Here are some records; quote them exactly, leaving out the pictures.

* _Material for the task_
>> start

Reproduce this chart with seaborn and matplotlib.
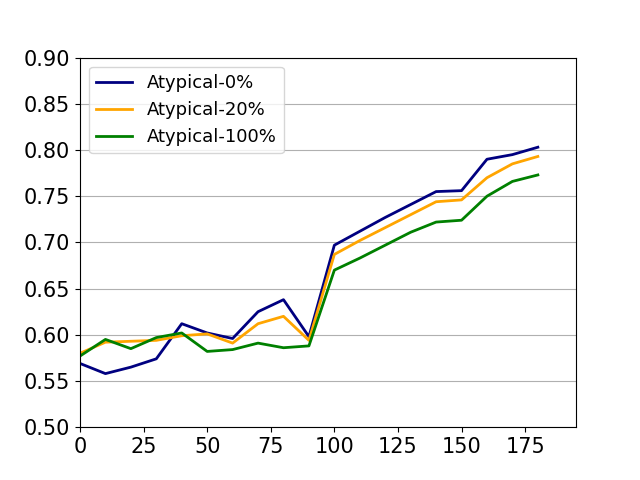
import matplotlib
matplotlib.use('Agg')
import matplotlib.pyplot as plt
import seaborn as sns
import pandas as pd

# Data
steps = [0, 10, 20, 30, 40, 50, 60, 70, 80, 90, 100, 110, 120, 130, 140, 150, 160, 170, 180]
atypical_0 = [0.569, 0.558, 0.565, 0.574, 0.612, 0.602, 0.596, 0.625, 0.638, 0.598,
              0.697, 0.712, 0.727, 0.741, 0.755, 0.756, 0.790, 0.795, 0.803]
atypical_20 = [0.580, 0.592, 0.593, 0.594, 0.599, 0.601, 0.591, 0.612, 0.620, 0.594,
               0.687, 0.702, 0.716, 0.730, 0.744, 0.746, 0.770, 0.785, 0.793]
atypical_100 = [0.577, 0.595, 0.585, 0.597, 0.602, 0.582, 0.584, 0.591, 0.586, 0.588,
                0.670, 0.683, 0.697, 0.711, 0.722, 0.724, 0.750, 0.766, 0.773]

labels = ['Atypical-0%', 'Atypical-20%', 'Atypical-100%']
colors = ['navy', 'orange', 'green']
x_ticks = [0, 25, 50, 75, 100, 125, 150, 175]

df = pd.DataFrame({'step': steps * 3,
                   'acc': atypical_0 + atypical_20 + atypical_100,
                   'series': [l for l in labels for _ in steps]})

fig, ax = plt.subplots(figsize=(6.4, 4.8), dpi=100)
sns.lineplot(data=df, x='step', y='acc', hue='series', hue_order=labels,
             palette=colors, linewidth=2, ax=ax)

ax.set_xticks(x_ticks)
ax.set_xlim(0, 195)
ax.set_ylim(0.5, 0.9)
ax.set_yticks([0.5 + 0.05 * i for i in range(9)])
ax.yaxis.set_major_formatter(matplotlib.ticker.FormatStrFormatter('%.2f'))
ax.grid(axis='y', color='#b0b0b0', linewidth=0.8)
ax.set_axisbelow(True)
ax.tick_params(labelsize=15)
ax.set_xlabel('')
ax.set_ylabel('')
ax.legend(loc='upper left', fontsize=13, title=None)

plt.savefig('out.png')
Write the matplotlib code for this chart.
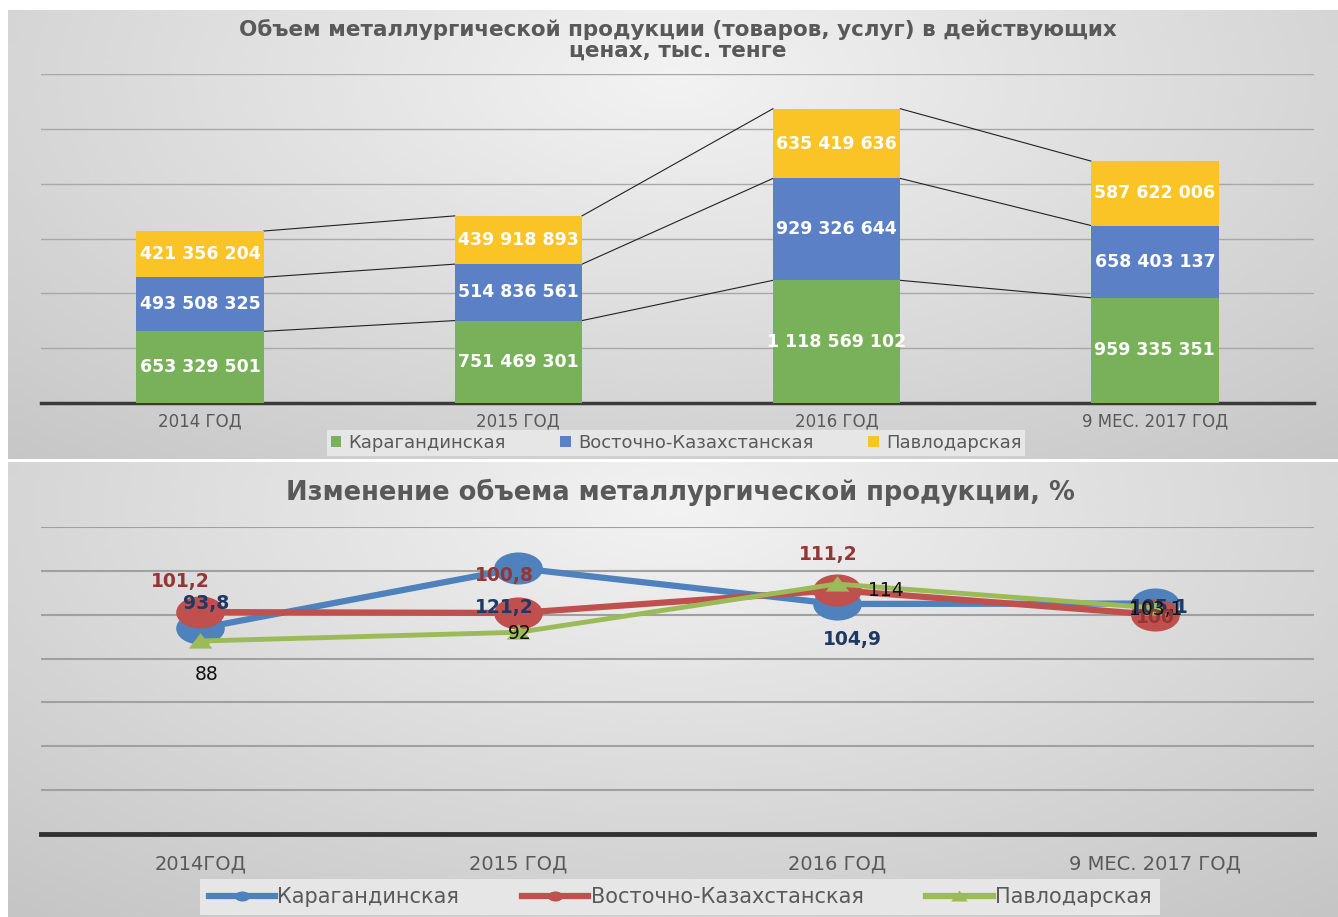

>> end

* _Finished task_
Reproduce this chart with seaborn and matplotlib.
import matplotlib
matplotlib.use('Agg')
import matplotlib.pyplot as plt
import seaborn as sns
import pandas as pd

# Data
steps = [0, 10, 20, 30, 40, 50, 60, 70, 80, 90, 100, 110, 120, 130, 140, 150, 160, 170, 180]
atypical_0 = [0.569, 0.558, 0.565, 0.574, 0.612, 0.602, 0.596, 0.625, 0.638, 0.598,
              0.697, 0.712, 0.727, 0.741, 0.755, 0.756, 0.790, 0.795, 0.803]
atypical_20 = [0.580, 0.592, 0.593, 0.594, 0.599, 0.601, 0.591, 0.612, 0.620, 0.594,
               0.687, 0.702, 0.716, 0.730, 0.744, 0.746, 0.770, 0.785, 0.793]
atypical_100 = [0.577, 0.595, 0.585, 0.597, 0.602, 0.582, 0.584, 0.591, 0.586, 0.588,
                0.670, 0.683, 0.697, 0.711, 0.722, 0.724, 0.750, 0.766, 0.773]

labels = ['Atypical-0%', 'Atypical-20%', 'Atypical-100%']
colors = ['navy', 'orange', 'green']
x_ticks = [0, 25, 50, 75, 100, 125, 150, 175]

df = pd.DataFrame({'step': steps * 3,
                   'acc': atypical_0 + atypical_20 + atypical_100,
                   'series': [l for l in labels for _ in steps]})

fig, ax = plt.subplots(figsize=(6.4, 4.8), dpi=100)
sns.lineplot(data=df, x='step', y='acc', hue='series', hue_order=labels,
             palette=colors, linewidth=2, ax=ax)

ax.set_xticks(x_ticks)
ax.set_xlim(0, 195)
ax.set_ylim(0.5, 0.9)
ax.set_yticks([0.5 + 0.05 * i for i in range(9)])
ax.yaxis.set_major_formatter(matplotlib.ticker.FormatStrFormatter('%.2f'))
ax.grid(axis='y', color='#b0b0b0', linewidth=0.8)
ax.set_axisbelow(True)
ax.tick_params(labelsize=15)
ax.set_xlabel('')
ax.set_ylabel('')
ax.legend(loc='upper left', fontsize=13, title=None)

plt.savefig('out.png')
Write the matplotlib code for this chart.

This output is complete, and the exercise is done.